In his final years Dante was received honourably in many noble houses in the north of Italy, most notably by Guido Novello da Polenta, the nephew of the remarkable Francesca, in Ravenna. There, at his death, Dante was given an honourable burial attended by the leading men of letters of the time, and the funeral oration was delivered by Guido himself.

PETRARCH

(b. July 20, 1304, Arezzo, Tuscany [Italy]—d. July 18/19, 1374, Arquà, near Padua, Carrara)

P
etrarch, an Italian poet and humanist, was regarded as the greatest scholar of his age. His poems addressed to Laura, an idealized beloved, contributed to the Renaissance flowering of lyric poetry, and his consciousness of the Classical past as a source of literary and philosophical meaning for the present was of great importance in paving the way for the Renaissance.

Petrarch, whose Italian name was Francesco Petrarca, undertook his first studies at Carpentras, France, and at
his father's insistence he was sent to study law at Montpellier, France (1316). From there he returned to Italy with his younger brother Gherardo to continue these studies at Bologna (1320). After his father's death, in 1326, Petrarch took minor ecclesiastical orders at Avignon and entered the household of the influential cardinal Giovanni Colonna.

Petrarch had during his early youth a deep religious faith and a love of virtue. There now followed the reaction—a period of dissipation—which also coincided with the beginning of his famous chaste love for a woman known now only as Laura. Petrarch himself kept silent about everything concerning her civil status. He first saw her in the Church of St. Clare at Avignon on April 6, 1327, and loved her, although she was outside his reach, almost until his death. From this love there springs the work for which he is most celebrated, the Italian poems (
Rime
), which he affected to despise as mere trifles in the vulgar tongue but which he collected and revised throughout his life.

During the 1330s, which were years of ambition, unremitting study, and travel, Petrarch's reputation as a scholar spread.

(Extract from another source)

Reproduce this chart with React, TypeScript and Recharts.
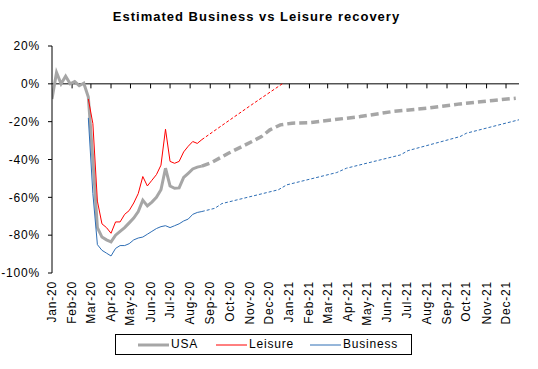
import React from "react";
import { LineChart, Line, XAxis, YAxis, ReferenceLine } from "recharts";

const FONT = "'Liberation Sans', Arial, sans-serif";
const SPACING = 0.8;

// month starts, in days since 1 Jan 2020
const monthDays = [0, 31, 60, 91, 121, 152, 182, 213, 244, 274, 305, 335, 366, 397, 425, 456, 486, 517, 547, 578, 609, 639, 670, 700];
const monthLabels = [
  "Jan-20", "Feb-20", "Mar-20", "Apr-20", "May-20", "Jun-20", "Jul-20", "Aug-20", "Sep-20", "Oct-20", "Nov-20", "Dec-20",
  "Jan-21", "Feb-21", "Mar-21", "Apr-21", "May-21", "Jun-21", "Jul-21", "Aug-21", "Sep-21", "Oct-21", "Nov-21", "Dec-21",
];
const yTicks = [-100, -80, -60, -40, -20, 0, 20];

// weekly actuals (% vs 2019), week 0 = 1 Jan 2020
const usa = [-8, 6, 0, 4, 0, 1.2, -1, 0.3, -7, -40, -76, -81, -82.5, -83.5, -80, -78, -76, -73.5, -71, -67.5, -61.5, -64.5, -62.5, -60, -56, -44.6, -54, -55.2, -55, -49.5, -47.3, -45, -44, -43.5];
const leisure = [null, null, null, null, null, null, null, null, -8, -21, -62, -74, -76, -79, -73, -73, -69, -67, -63, -58, -49, -54, -51, -48, -43, -24, -41, -42, -41, -36, -33, -30.5, -31.5, -29.5];
const business = [null, null, null, null, null, null, null, null, -18, -58, -85, -88, -89.5, -91, -87, -85.5, -85.5, -84.5, -82.5, -81.5, -81, -79.5, -78, -76.5, -75.5, -75, -76, -75, -74, -72.5, -71.5, -69, -68, -67.5];

// projections
const usaFcDays = [231, 246, 272, 298, 323, 336, 352, 370, 398, 434, 475, 526, 578, 629, 680, 715];
const usaFc = [-43.5, -41.6, -36.7, -32.3, -27.9, -24.3, -21.7, -20.8, -20.5, -19, -17.3, -14.6, -12.9, -10.6, -8.8, -7.6];
const leisureFcDays = [231, 267, 308, 355];
const leisureFc = [-29.5, -20.8, -11, 0];
const businessFcDays = [231, 251, 262, 349, 362, 439, 454, 537, 549, 629, 639, 720];
const businessFc = [-67.5, -65.8, -63.3, -56, -53.4, -46.9, -44.6, -37.6, -35.3, -27.9, -26.1, -19];

const GRAY = "#a6a6a6";
const RED = "#ff0000";
const BLUE = "#2e6eb5";

const weekly = (vals: (number | null)[]) => vals.map((v, i) => ({ d: i * 7, v }));
const pairs = (days: number[], vals: number[]) => days.map((d, i) => ({ d, v: vals[i] }));

const MonthTick = (props: any) => {
  const { x, y, payload } = props;
  const i = monthDays.indexOf(payload.value);
  return (
    <text
      x={x}
      y={y}
      transform={`rotate(-90 ${x} ${y})`}
      textAnchor="end"
      dominantBaseline="central"
      fontSize={12}
      fill="#000"
      fontFamily={FONT}
      letterSpacing={SPACING}
    >
      {monthLabels[i]}
    </text>
  );
};

const legendItems = [
  { label: "USA", color: GRAY, width: 3, x: 22 },
  { label: "Leisure", color: RED, width: 1, x: 100 },
  { label: "Business", color: BLUE, width: 1, x: 194 },
];

export default function App() {
  return (
    <div style={{ position: "absolute", left: 0, top: 0, width: 538, height: 369, background: "#fff", fontFamily: FONT }}>
      <div
        style={{
          position: "absolute",
          top: 9,
          left: 0,
          width: 513,
          textAlign: "center",
          fontSize: 13,
          fontWeight: "bold",
          lineHeight: "16px",
          letterSpacing: 1,
        }}
      >
        Estimated Business vs Leisure recovery
      </div>
      <LineChart width={538} height={369} margin={{ top: 46, right: 19, left: 8, bottom: 46 }}>
        <XAxis
          type="number"
          dataKey="d"
          domain={[0, 720]}
          ticks={monthDays}
          interval={0}
          allowDataOverflow
          axisLine={false}
          tickLine={false}
          height={50}
          tick={<MonthTick />}
        />
        <YAxis
          type="number"
          domain={[-100, 20]}
          ticks={yTicks}
          interval={0}
          width={44}
          tickSize={4}
          tickMargin={8}
          tickFormatter={(v) => `${v}%`}
          axisLine={{ stroke: "#000" }}
          tickLine={{ stroke: "#000" }}
          tick={{ fill: "#000", fontSize: 12, fontFamily: FONT, letterSpacing: SPACING }}
        />
        <ReferenceLine y={0} stroke="#000" strokeWidth={1} />
        {monthDays.slice(1).map((d) => (
          <ReferenceLine key={d} segment={[{ x: d, y: 0 }, { x: d, y: -2.4 }]} stroke="#000" ifOverflow="visible" />
        ))}
        <Line data={weekly(usa)} dataKey="v" type="linear" stroke={GRAY} strokeWidth={3} dot={false} isAnimationActive={false} />
        <Line data={pairs(usaFcDays, usaFc)} dataKey="v" type="linear" stroke={GRAY} strokeWidth={3.5} strokeDasharray="8 4" dot={false} isAnimationActive={false} />
        <Line data={weekly(leisure)} dataKey="v" type="linear" stroke={RED} strokeWidth={1} dot={false} isAnimationActive={false} />
        <Line data={pairs(leisureFcDays, leisureFc)} dataKey="v" type="linear" stroke={RED} strokeWidth={1} strokeDasharray="3 2" dot={false} isAnimationActive={false} />
        <Line data={weekly(business)} dataKey="v" type="linear" stroke={BLUE} strokeWidth={1} dot={false} isAnimationActive={false} />
        <Line data={pairs(businessFcDays, businessFc)} dataKey="v" type="linear" stroke={BLUE} strokeWidth={1} strokeDasharray="3 2" dot={false} isAnimationActive={false} />
      </LineChart>
      <div
        style={{
          position: "absolute",
          left: 115,
          top: 334,
          width: 297,
          height: 21,
          boxSizing: "border-box",
          border: "1px solid #000",
          fontSize: 12,
          letterSpacing: SPACING,
        }}
      >
        {legendItems.map((it) => (
          <React.Fragment key={it.label}>
            <svg width={32} height={6} style={{ position: "absolute", left: it.x, top: 7 }}>
              <line x1={0} y1={3} x2={31} y2={3} stroke={it.color} strokeWidth={it.width} />
            </svg>
            <span style={{ position: "absolute", left: it.x + 33, top: 2, lineHeight: "15px" }}>{it.label}</span>
          </React.Fragment>
        ))}
      </div>
    </div>
  );
}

He was crowned as poet on the Capitoline Hill on April 8, 1341, afterward placing his laurel wreath on the tomb of the Apostle in St. Peter's Basilica, a symbolic gesture linking the Classical tradition with the Christian message.

He subsequently became enthusiastic for the efforts of Cola di Rienzo to revive the Roman republic and restore popular government in Rome—a sympathy that divided him still more sharply from the Avignon court and in 1346 even led to the loss of Cardinal Colonna's friendship. The Plague of 1348, known as the Black Death, saw many friends fall victim, including Laura, who died on April 6, the anniversary of Petrarch's first seeing her. Finally, in the jubilee year of 1350 he made a pilgrimage to Rome and later
assigned to this year his renunciation of sensual pleasures. The time in between these landmark events was filled with diplomatic missions, study, and immense literary activity.

In 1351 he began work on a new plan for the
Rime
, which he had begun writing two decades earlier. The project was divided into two parts: the
Rime in vita di Laura
(“Poems During Laura's Life”) and the
Rime in morte di Laura
(“Poems After Laura's Death”), which he now selected and arranged to illustrate the story of his own spiritual growth. The theme of his
Canzoniere
(as the poems are usually known) therefore goes beyond the apparent subject matter, his love for Laura. He also continued work on the
Epistolae metricae
(66 “letters” in Latin hexameter verses), begun in 1350; he embarked on a polemic against the conservative enemies of his new conception of education, which rejected the prevailing Aristotelianism of the schools and restored the spiritual worth of Classical writers. He also began work on his poem
Trionfi
, a generalized version of the story of the human soul in its progress from earthly passion toward fulfillment in God.